Madison’s CCRB 11 members are recommended by a committee of nine community groups and then approved by the mayor and Common Council. Following WILL’s January legal threats against Madison citing “unconstitutional racial quotas,” The Federalist‘s Daniel Lennington authored a blog post on Friday under the headline “Wisconsin’s Capital City Is Trying To Ban White People From Police Oversight Board,” sparking controversy on social media.
According to Section 5.20(3)(a) of the ordinance authorizing the formation of a CCRB, which establishes rules for CCRB recruitment and membership, 40 percent of the board’s membership must have “lived experience with homelessness, mental health, substance abuse and/or arrest or conviction records.”

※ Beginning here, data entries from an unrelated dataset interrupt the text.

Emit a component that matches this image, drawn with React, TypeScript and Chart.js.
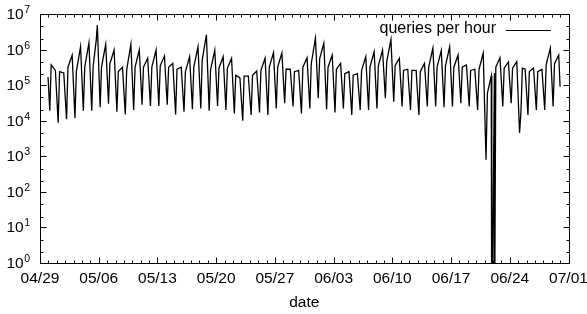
import React, { useEffect, useRef } from "react";
import { Chart, registerables } from "chart.js";

Chart.register(...registerables);

// ---- data ----
const dateLabels = ["04/29", "05/06", "05/13", "05/20", "05/27", "06/03", "06/10", "06/17", "06/24", "07/01"];
const yExponents = [0, 1, 2, 3, 4, 5, 6, 7];
const yMinorMultipliers = [2, 4.5];
const seriesLabel = "queries per hour";
const xTitle = "date";

// hour of day at which each daily sample is taken (days counted from 04/29 00:00)
const troughHour = 4;
const riseHour = 8;
const peakHour = 20;

// daily values for days 1..61 (04/30 .. 06/30)
const troughs = [
  1.9e4, 8.8e3, 1.1e4, 1.2e4, 1.9e4, 1.9e4, 2.4e4, 3.0e4, 1.8e4, 1.5e4,
  2.0e4, 2.8e4, 2.6e4, 2.6e4, 2.8e4, 1.5e4, 1.8e4, 2.1e4, 2.2e4, 1.9e4,
  2.6e4, 2.0e4, 1.6e4, 1.0e4, 1.45e4, 1.7e4, 1.45e4, 2.2e4, 3.1e4, 2.5e4,
  1.6e4, 2.2e4, 4.3e4, 2.1e4, 1.7e4, 2.2e4, 1.45e4, 2.0e4, 2.0e4, 2.2e4,
  4.3e4, 3.4e4, 2.5e4, 2.0e4, 1.45e4, 2.5e4, 2.5e4, 2.4e4, 2.5e4, 3.1e4,
  2.5e4, 2.0e4, 8.0e2, 2.2e5, 2.5e4, 3.1e4, 4.5e3, 1.45e4, 2.0e4, 2.0e4,
  2.5e4,
];
const rises = [
  3.7e5, 2.4e5, 3.2e5, 2.4e5, 3.2e5, 3.3e5, 3.2e5, 4.0e5, 2.4e5, 2.7e5,
  3.2e5, 3.2e5, 3.2e5, 3.5e5, 3.2e5, 2.8e5, 2.4e5, 3.2e5, 5.0e5, 2.7e5,
  3.0e5, 3.0e5, 1.9e5, 1.8e5, 1.9e5, 2.6e5, 3.2e5, 3.2e5, 2.8e5, 2.4e5,
  3.2e5, 4.0e5, 5.5e5, 3.2e5, 2.8e5, 2.1e5, 1.9e5, 2.6e5, 3.2e5, 3.5e5,
  4.6e5, 3.5e5, 2.6e5, 2.6e5, 2.4e5, 3.2e5, 3.2e5, 3.5e5, 3.2e5, 3.2e5,
  2.6e5, 2.8e5, 6.0e4, 3.2e5, 3.0e5, 3.0e5, 1.8e4, 2.4e5, 2.4e5, 3.7e5,
  4.0e5,
];
const peaks = [
  2.6e5, 2.2e5, 7.0e5, 1.2e6, 1.55e6, 4.9e6, 1.4e6, 9.7e5, 3.2e5, 1.4e6,
  9.7e5, 5.7e5, 9.7e5, 6.6e5, 4.1e5, 3.2e5, 6.3e5, 1.2e6, 2.6e6, 9.7e5,
  6.3e5, 5.7e5, 1.6e5, 1.8e5, 2.5e5, 5.7e5, 8.2e5, 8.0e5, 2.8e5, 2.6e5,
  5.9e5, 2.1e6, 1.5e6, 7.0e5, 4.1e5, 2.4e5, 2.1e5, 6.3e5, 8.7e5, 9.7e5,
  1.9e6, 5.7e5, 2.8e5, 2.6e5, 4.1e5, 1.1e6, 9.3e5, 1.2e6, 7.0e5, 3.7e5,
  2.8e5, 8.0e5, 1.6e5, 5.9e5, 4.5e5, 4.6e5, 2.8e5, 3.0e5, 2.8e5, 1.1e6,
  7.0e5,
];
// extra individual hourly samples (hours since 04/29 00:00); 1e-3 stands for zero queries
const extraHours = [23, 161, 1291, 1293, 1300, 1380, 1488];
const extraValues = [1.7e5, 1.9e6, 1.8e5, 1e-3, 1e-3, 3.0e5, 9.0e4];

const FONT = '"Liberation Sans", Arial, Helvetica, sans-serif';

function buildPoints() {
  const pts: { x: number; y: number }[] = [];
  troughs.forEach((v, i) => {
    const d = i + 1;
    pts.push({ x: (d * 24 + troughHour) / 24, y: v });
    pts.push({ x: (d * 24 + riseHour) / 24, y: rises[i] });
    pts.push({ x: (d * 24 + peakHour) / 24, y: peaks[i] });
  });
  extraHours.forEach((h, i) => pts.push({ x: h / 24, y: extraValues[i] }));
  pts.sort((a, b) => a.x - b.x);
  return pts;
}

const framePlugin = {
  id: "gnuplotFrame",
  afterDraw(chart: any) {
    const { ctx, chartArea: a, scales } = chart;
    const xs = scales.x;
    const ys = scales.y;
    const L = Math.round(a.left) + 0.5;
    const R = Math.round(a.right) + 0.5;
    const T = Math.round(a.top) + 0.5;
    const B = Math.round(a.bottom) + 0.5;
    ctx.save();
    ctx.strokeStyle = "#000";
    ctx.lineWidth = 1;
    ctx.beginPath();
    ctx.rect(L, T, R - L, B - T);
    for (let d = 0; d <= 63; d++) {
      const px = Math.round(xs.getPixelForValue(d)) + 0.5;
      const len = d % 7 === 0 ? 6 : 3;
      ctx.moveTo(px, B);
      ctx.lineTo(px, B - len);
      ctx.moveTo(px, T);
      ctx.lineTo(px, T + len);
    }
    yExponents.forEach((e) => {
      const py = Math.round(ys.getPixelForValue(Math.pow(10, e))) + 0.5;
      ctx.moveTo(L, py);
      ctx.lineTo(L + 6, py);
      ctx.moveTo(R, py);
      ctx.lineTo(R - 6, py);
      if (e < 7) {
        yMinorMultipliers.forEach((m) => {
          const pm = Math.round(ys.getPixelForValue(m * Math.pow(10, e))) + 0.5;
          ctx.moveTo(L, pm);
          ctx.lineTo(L + 3, pm);
          ctx.moveTo(R, pm);
          ctx.lineTo(R - 3, pm);
        });
      }
    });
    ctx.stroke();

    ctx.fillStyle = "#000";
    ctx.font = `15.5px ${FONT}`;
    ctx.textAlign = "center";
    ctx.textBaseline = "alphabetic";
    dateLabels.forEach((lab, k) => {
      const px = xs.getPixelForValue(k * 7);
      ctx.fillText(lab, px, a.bottom + 20);
    });
    ctx.fillText(xTitle, (a.left + a.right) / 2, a.bottom + 44);

    const expRight = a.left - 10;
    yExponents.forEach((e) => {
      const py = ys.getPixelForValue(Math.pow(10, e));
      ctx.font = `10.5px ${FONT}`;
      ctx.textAlign = "right";
      const es = String(e);
      const ew = ctx.measureText(es).width;
      ctx.fillText(es, expRight, py - 1);
      ctx.font = `15.5px ${FONT}`;
      ctx.fillText("10", expRight - ew - 0.5, py + 5);
    });

    ctx.font = `16px ${FONT}`;
    ctx.textAlign = "right";
    ctx.fillText(seriesLabel, 496, a.top + 19);
    ctx.beginPath();
    ctx.moveTo(506, a.top + 16.5);
    ctx.lineTo(551, a.top + 16.5);
    ctx.stroke();
    ctx.restore();
  },
};

export default function App() {
  const ref = useRef<HTMLCanvasElement | null>(null);
  useEffect(() => {
    if (!ref.current) return;
    const chart = new Chart(ref.current, {
      type: "line",
      data: {
        datasets: [
          {
            label: seriesLabel,
            data: buildPoints(),
            borderColor: "#000",
            borderWidth: 1.3,
            pointRadius: 0,
            tension: 0,
            fill: false,
          },
        ],
      },
      options: {
        responsive: false,
        animation: false,
        devicePixelRatio: 1,
        layout: { padding: { left: 40, top: 14, right: 18.5, bottom: 51 } },
        plugins: { legend: { display: false }, tooltip: { enabled: false } },
        scales: {
          x: { type: "linear", min: 0, max: 63, display: false },
          y: { type: "logarithmic", min: 1, max: 1e7, display: false },
        },
      },
      plugins: [framePlugin],
    });
    return () => chart.destroy();
  }, []);
  return (
    <div style={{ position: "fixed", left: 0, top: 0, width: 587, height: 314, background: "#fff" }}>
      <canvas ref={ref} width={587} height={314} style={{ display: "block" }} />
    </div>
  );
}
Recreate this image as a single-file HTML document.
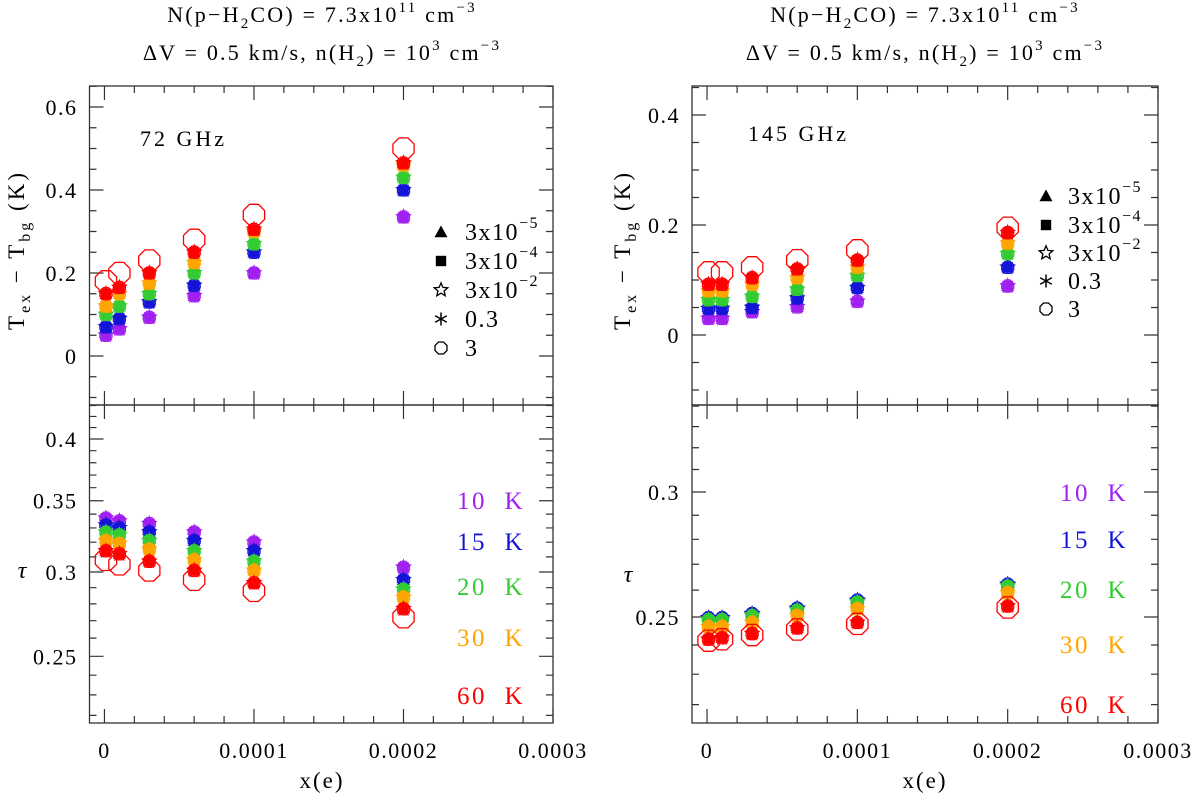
<!DOCTYPE html>
<html><head><meta charset="utf-8"><style>
html,body{margin:0;padding:0;background:#fff}
svg{display:block}
text{font-family:"Liberation Serif","DejaVu Serif",serif;fill:#000}
</style></head><body>
<svg id="fig" width="1200" height="795" viewBox="0 0 1200 795" xmlns="http://www.w3.org/2000/svg">
<g>
<text x="322" y="22" font-size="22" text-anchor="middle" letter-spacing="2.2">N(p−H<tspan font-size="15" dy="6">2</tspan><tspan dy="-6">CO) = 7.3x10</tspan><tspan font-size="15" dy="-10">11</tspan><tspan dy="10"> cm</tspan><tspan font-size="15" dy="-10">−3</tspan></text>
<text x="322" y="60" font-size="22" text-anchor="middle" letter-spacing="2.2">ΔV = 0.5 km/s, n(H<tspan font-size="15" dy="6">2</tspan><tspan dy="-6">) = 10</tspan><tspan font-size="15" dy="-10">3</tspan><tspan dy="10"> cm</tspan><tspan font-size="15" dy="-10">−3</tspan></text>
</g>
<g>
<text x="925" y="22" font-size="22" text-anchor="middle" letter-spacing="2.2">N(p−H<tspan font-size="15" dy="6">2</tspan><tspan dy="-6">CO) = 7.3x10</tspan><tspan font-size="15" dy="-10">11</tspan><tspan dy="10"> cm</tspan><tspan font-size="15" dy="-10">−3</tspan></text>
<text x="925" y="60" font-size="22" text-anchor="middle" letter-spacing="2.2">ΔV = 0.5 km/s, n(H<tspan font-size="15" dy="6">2</tspan><tspan dy="-6">) = 10</tspan><tspan font-size="15" dy="-10">3</tspan><tspan dy="10"> cm</tspan><tspan font-size="15" dy="-10">−3</tspan></text>
</g>
<text transform="translate(24,250) rotate(-90)" font-size="23" text-anchor="middle" letter-spacing="3">T<tspan font-size="16" dy="6">ex</tspan><tspan dy="-6"> − T</tspan><tspan font-size="16" dy="6">bg</tspan><tspan dy="-6"> (K)</tspan></text>
<text transform="translate(630,250) rotate(-90)" font-size="23" text-anchor="middle" letter-spacing="3">T<tspan font-size="16" dy="6">ex</tspan><tspan dy="-6"> − T</tspan><tspan font-size="16" dy="6">bg</tspan><tspan dy="-6"> (K)</tspan></text>
<text x="22" y="578" font-size="24" font-style="italic" text-anchor="middle">τ</text>
<text x="628" y="582" font-size="24" font-style="italic" text-anchor="middle">τ</text>
<text x="322" y="788" font-size="23" text-anchor="middle" letter-spacing="2">x(e)</text>
<text x="925" y="788" font-size="23" text-anchor="middle" letter-spacing="2">x(e)</text>
<text x="140" y="146" font-size="22" letter-spacing="3">72 GHz</text>
<text x="748" y="141" font-size="22" letter-spacing="3">145 GHz</text>
<g id="plots"></g>
</svg>
<script>
const xe = [1e-6, 1e-5, 3e-5, 6e-5, 1e-4, 2e-4];
const tempLabels = ['10 K', '15 K', '20 K', '30 K', '60 K'];
const densLabels = ['3x10', '3x10', '3x10', '0.3', '3'];
const densExp = ['−5', '−4', '−2', '', ''];
const xTicks = [0, 0.0001, 0.0002, 0.0003];
const xTickLabels = ['0', '0.0001', '0.0002', '0.0003'];

// 72 GHz Tex - Tbg (K)
const tex72_10 = [0.05, 0.065, 0.093, 0.145, 0.20, 0.335];
const tex72_15 = [0.07, 0.09, 0.13, 0.17, 0.25, 0.40];
const tex72_20 = [0.10, 0.12, 0.15, 0.20, 0.27, 0.43];
const tex72_30 = [0.12, 0.15, 0.175, 0.225, 0.30, 0.46];
const tex72_60 = [0.15, 0.165, 0.20, 0.25, 0.305, 0.465];
const tex72_60c = [0.18, 0.20, 0.23, 0.28, 0.34, 0.50];
// 72 GHz tau
const tau72_10 = [0.337, 0.335, 0.333, 0.327, 0.320, 0.303];
const tau72_15 = [0.332, 0.330, 0.327, 0.321, 0.314, 0.295];
const tau72_20 = [0.327, 0.325, 0.321, 0.314, 0.307, 0.289];
const tau72_30 = [0.321, 0.319, 0.315, 0.308, 0.301, 0.284];
const tau72_60 = [0.314, 0.312, 0.307, 0.301, 0.293, 0.277];
const tau72_60c = [0.308, 0.305, 0.301, 0.295, 0.288, 0.272];
// 145 GHz Tex - Tbg
const tex145_10 = [0.03, 0.03, 0.042, 0.051, 0.061, 0.089];
const tex145_15 = [0.048, 0.048, 0.05, 0.067, 0.086, 0.123];
const tex145_20 = [0.064, 0.064, 0.07, 0.083, 0.108, 0.148];
const tex145_30 = [0.08, 0.08, 0.092, 0.104, 0.123, 0.167];
const tex145_60 = [0.092, 0.092, 0.104, 0.12, 0.136, 0.186];
const tex145_60c = [0.114, 0.114, 0.123, 0.136, 0.154, 0.195];
// 145 GHz tau
const tau145_10 = [0.2495, 0.2495, 0.251, 0.253, 0.256, 0.262];
const tau145_15 = [0.2497, 0.2497, 0.2512, 0.2532, 0.2562, 0.2622];
const tau145_20 = [0.249, 0.249, 0.2505, 0.2525, 0.2555, 0.2615];
const tau145_30 = [0.2465, 0.2465, 0.248, 0.2505, 0.253, 0.259];
const tau145_60 = [0.242, 0.2425, 0.244, 0.246, 0.248, 0.254];
const tau145_60c = [0.2415, 0.242, 0.2435, 0.2455, 0.2475, 0.2535];

const colors = ['#a020f0', '#1515d8', '#33cc33', '#ffa500', '#ff0000'];
const NS = 'http://www.w3.org/2000/svg';
const root = document.getElementById('plots');
function mk(tag, attrs, parent) {
  const e = document.createElementNS(NS, tag);
  for (const k in attrs) e.setAttribute(k, attrs[k]);
  (parent || root).appendChild(e);
  return e;
}
const L = {x0: 89.5, x1: 553}, R = {x0: 692, x1: 1158};
const xmin = -1e-5, xmax = 3e-4;
function xs(p, v) { return p.x0 + (v - xmin) / (xmax - xmin) * (p.x1 - p.x0); }
const TOP = 86, MID = 405, BOT = 723;

function linY(v0, p0, v1, p1) { return v => p0 + (v - v0) / (v1 - v0) * (p1 - p0); }
function logY(v0, p0, v1, p1) { return v => p0 + (Math.log10(v) - Math.log10(v0)) / (Math.log10(v1) - Math.log10(v0)) * (p1 - p0); }

const panels = [
  {p: L, yt: MID, yb: TOP, ys: linY(0, 356, 0.6, 107), lo: -0.15, hi: 0.7, step: 0.05, major: [0, 0.2, 0.4, 0.6], labs: ['0', '0.2', '0.4', '0.6'], log: false,
   series: [tex72_10, tex72_15, tex72_20, tex72_30, tex72_60], big: tex72_60c, name: '72ghz-tex'},
  {p: L, yt: BOT, yb: MID, ys: logY(0.3, 572, 0.4, 439), lo: 0.2, hi: 0.45, step: 0.01, major: [0.25, 0.3, 0.35, 0.4], labs: ['0.25', '0.3', '0.35', '0.4'], log: true,
   series: [tau72_10, tau72_15, tau72_20, tau72_30, tau72_60], big: tau72_60c, name: '72ghz-tau'},
  {p: R, yt: MID, yb: TOP, ys: linY(0, 335, 0.4, 115), lo: -0.15, hi: 0.5, step: 0.05, major: [0, 0.2, 0.4], labs: ['0', '0.2', '0.4'], log: false,
   series: [tex145_10, tex145_15, tex145_20, tex145_30, tex145_60], big: tex145_60c, name: '145ghz-tex'},
  {p: R, yt: BOT, yb: MID, ys: logY(0.25, 617, 0.3, 492), lo: 0.2, hi: 0.35, step: 0.01, major: [0.25, 0.3], labs: ['0.25', '0.3'], log: true,
   series: [tau145_10, tau145_15, tau145_20, tau145_30, tau145_60], big: tau145_60c, name: '145ghz-tau'}
];

function star(cx, cy, r) {
  let pts = [];
  for (let i = 0; i < 10; i++) {
    const a = -Math.PI / 2 + i * Math.PI / 5, rr = i % 2 ? r * 0.45 : r;
    pts.push((cx + rr * Math.cos(a)).toFixed(1) + ',' + (cy + rr * Math.sin(a)).toFixed(1));
  }
  return pts.join(' ');
}
function octa(cx, cy, r) {
  let pts = [];
  for (let i = 0; i < 8; i++) {
    const a = Math.PI / 8 + i * Math.PI / 4;
    pts.push((cx + r * Math.cos(a)).toFixed(1) + ',' + (cy + r * Math.sin(a)).toFixed(1));
  }
  return pts.join(' ');
}
function marker(g, shape, cx, cy, col, r) {
  let e;
  if (shape === 0) e = mk('polygon', {points: `${cx},${cy - r} ${cx - r},${cy + r * 0.8} ${cx + r},${cy + r * 0.8}`, fill: col}, g);
  else if (shape === 1) e = mk('rect', {x: cx - r * 0.8, y: cy - r * 0.8, width: r * 1.6, height: r * 1.6, fill: col}, g);
  else if (shape === 2) e = mk('polygon', {points: star(cx, cy, r * 1.1), fill: 'none', stroke: col, 'stroke-width': 1.3}, g);
  else if (shape === 3) {
    e = mk('path', {d: `M${cx},${cy - r}V${cy + r}M${cx - r * 0.9},${cy - r * 0.5}L${cx + r * 0.9},${cy + r * 0.5}M${cx - r * 0.9},${cy + r * 0.5}L${cx + r * 0.9},${cy - r * 0.5}`, stroke: col, 'stroke-width': 1.5, fill: 'none'}, g);
  } else e = mk('polygon', {points: octa(cx, cy, r), fill: 'none', stroke: col, 'stroke-width': 1.3}, g);
  
  
  return e;
}

panels.forEach(P => {
  const g = mk('g', {});
  
  
  const p = P.p, top = P.yb, bot = P.yt;
  const fr = mk('rect', {x: p.x0, y: top, width: p.x1 - p.x0, height: bot - top, fill: 'none', stroke: '#333', 'stroke-width': 1.3}, g);
  
  
  let d = '';
  for (let k = 0; k <= 15; k++) {
    const v = k * 2e-5, x = xs(p, v), len = (k % 5 === 0) ? 14 : 7;
    d += `M${x},${bot}v${-len}M${x},${top}v${len}`;
  }
  const n0 = Math.round(P.lo / P.step), n1 = Math.round(P.hi / P.step);
  for (let k = n0; k <= n1; k++) {
    const v = +(k * P.step).toFixed(4);
    if (v <= 0 && P.log) continue;
    const y = P.ys(v);
    if (y < top - 0.5 || y > bot + 0.5) continue;
    const isMaj = P.major.some(m => Math.abs(m - v) < 1e-6);
    const len = isMaj ? 14 : 7;
    d += `M${p.x0},${y}h${len}M${p.x1},${y}h${-len}`;
  }
  const tk = mk('path', {d: d, stroke: '#333', 'stroke-width': 1.2, fill: 'none'}, g);
  
  
  P.major.forEach((v, i) => {
    const t = mk('text', {x: p.x0 - 12, y: P.ys(v) + 8, 'font-size': 22, 'text-anchor': 'end', 'letter-spacing': 1.5}, g);
    t.textContent = P.labs[i];
    
    
  });
  if (P.log) {
    xTicks.forEach((v, i) => {
      const t = mk('text', {x: xs(p, v), y: 758, 'font-size': 22, 'text-anchor': 'middle', 'letter-spacing': 1.5}, g);
      t.textContent = xTickLabels[i];
      
      
    });
  }
  P.series.forEach((arr, ti) => {
    const sg = mk('g', {}, g);
    
    
    arr.forEach((v, i) => {
      const cx = xs(p, xe[i]), cy = P.ys(v);
      for (let s = 0; s < 5; s++) marker(sg, s, cx, cy, colors[ti], 6.5);
    });
  });
  P.big.forEach((v, i) => {
    const e = marker(g, 4, xs(p, xe[i]), P.ys(v), colors[4], 11.5);
    
  });
});

function densLegend(mx, tx, ys) {
  ys.forEach((y, i) => {
    marker(root, i, mx, y - 8, '#000', 6.5);
    const t = mk('text', {x: tx, y: y, 'font-size': 24, 'letter-spacing': 1.5});
    
    
    t.textContent = densLabels[i];
    if (densExp[i]) {
      const s = mk('tspan', {dy: -12, 'font-size': 16}, t);
      s.textContent = densExp[i];
    }
  });
}
densLegend(441, 465, [240, 269, 298, 327, 356]);
densLegend(1046, 1068, [204, 233, 261, 289, 317]);
function tempLegend(x, ys) {
  ys.forEach((y, i) => {
    const t = mk('text', {x: x, y: y, 'font-size': 25, fill: colors[i], style: 'fill:' + colors[i], 'letter-spacing': 2.5});
    
    
    t.textContent = tempLabels[i].replace(' ', '\u00a0\u00a0');
  });
}
tempLegend(457, [509, 550, 595, 646, 704]);
tempLegend(1060, [501, 548, 598, 653, 713]);
</script>
</body></html>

City Attorney Michael Haas told Newsweek that diversity requirements stipulate that at least 50 percent of the board and its two alternate members should be Black. At least one member from Asian, Latinx, Native American and/or LGBTQ communities must be represented, as well as a member with a past criminal conviction.
There is no language banning white people from sitting on the board; there is a white member on the board.
“The Common Council sought to establish a Civilian Oversight Board which represented the entire community and ensured representation from communities with diverse backgrounds and experiences, including experience with police interactions,” Haas said.
“At the time the Board was created, the Common Council also passed a resolution stating that the Board shall be composed of at least 50 percent Black members. Of the Board’s current 13 members and alternates, eight are Black, two are Latinx, one is Asian, one is Native American and one is White.”
According to the municipal ordinance, there is no truth to the claim that white people are banned from the Madison Police Oversight Board.
In creating certain diversity requirements, the Common Council’s goal was to seek “representation from individuals with specific and relevant backgrounds,” Haas said. As such, according to the ordinance, groups disproportionately impacted by police violence, as well as individuals with experience in social services, comprise a majority of the board’s membership.